Lola Sampedro 10 DIC. 2018
Soy hija de los 90. Durante esos años viví toda mi adolescencia, alimenté mis primeras inquietudes y empecé a dibujar mi visión del mundo.

Reconozco en mí todo lo malo y lo bueno de esa década inane y despistada. Cuando creíamos que nada tenía demasiada importancia, cuando inconscientes pensábamos que todo nos quedaba demasiado lejos. Nos lo contaban nuestros mayores, nuestros padres y abuelos, pero la levedad de nuestra generación nos hizo creer que la fiesta de la democracia duraría para siempre. La dimos por sentada, porque nunca tuvimos que luchar por ella.

Soy consciente de esa ligereza de los años 90 de la que habla Anne Applebaum en su artículo Lo peor está por venir. Esta periodista estadounidense y polaca se pregunta sobre la muerte de la democracia, esa que disfrutábamos como si nos la mereciéramos por defecto, sin el menor esfuerzo. Nos avisa de que en Europa aún no ha pasado lo peor, pero ocurrirá. Habíamos olvidado lo frágil que es el sistema democrático y lo atractivo que resulta el fascismo.

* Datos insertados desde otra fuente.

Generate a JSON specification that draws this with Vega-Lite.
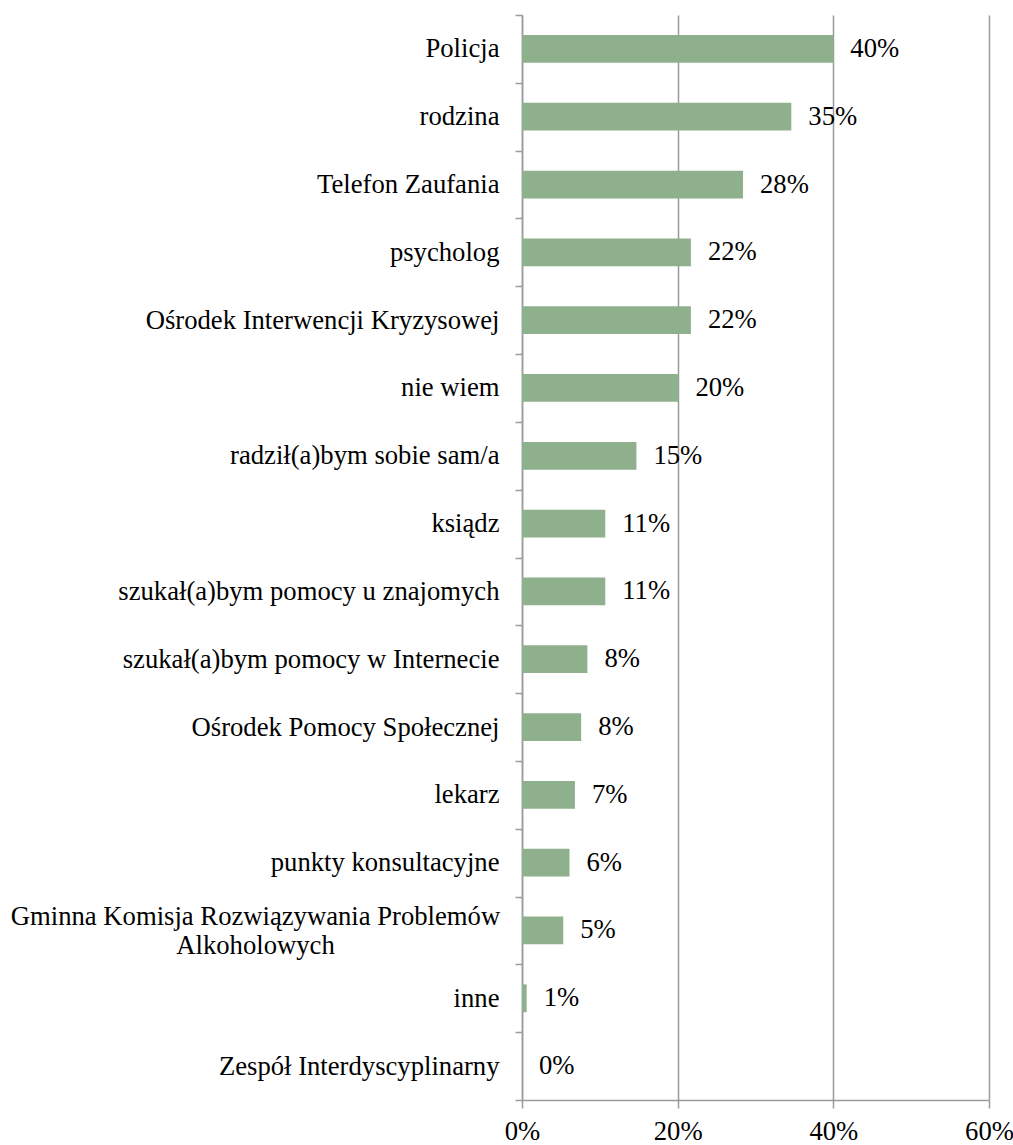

Applebaum arranca su artículo con una fiesta en su casa, con amigos de toda condición. Sin odios, sin suspicacias ni rencores, juntos en fraternidad, aún borrachos por la alegría compartida de la caída del comunismo. Celebraban lo que, justo en 1989, Francis Fukuyama llamó El fin de la historia, el agotamiento de los sistemas fascistas y comunistas, como si no fueran a volver jamás.
Eran los 90 y se podía hablar y compartir con personas en las antípodas de tu ideología. Eran los 90 y no recuerdo que nadie nunca en mi casa ni en mi entorno se peleara por cuestiones políticas. Pensábamos que lo normal era eso, la tolerancia en democracia sin tomarse nada ni a nadie demasiado en serio. Applebaum nos explica, a través de las palabras de un amigo polítogo, que todo aquello fue sólo una ilusión: «El momento liberal después de 1989 fue una excepción (…) La polarización es normal. El escepticismo hacia la democracia liberal es también normal. Y la atracción del autoritarismo es eterna».
Desde España veíamos el resurgir de las extremas derecha e izquierda en el resto de Europa con esa misma actitud de hace casi tres décadas, como si no fuera con nosotros. Olvidamos nuestra historia. El pasado, tan cercano aún, nos parecía ajeno, porque muchos de nosotros, los criados bajo las analgésicas ubres de los 90, ni lo vivimos ni tuvimos que lucharlo. La democracia se nos regaló.
Por ese hueco de desidia ha entrado en este país el odio y el rencor. Sentimientos primarios que son la puerta de entrada para la política basura, la de los extremos en los que paradójicamente nadie quiere pasar su día a día. Deberíamos despertar por fin. Si queremos vivir sin miedo, dejar de votar por él.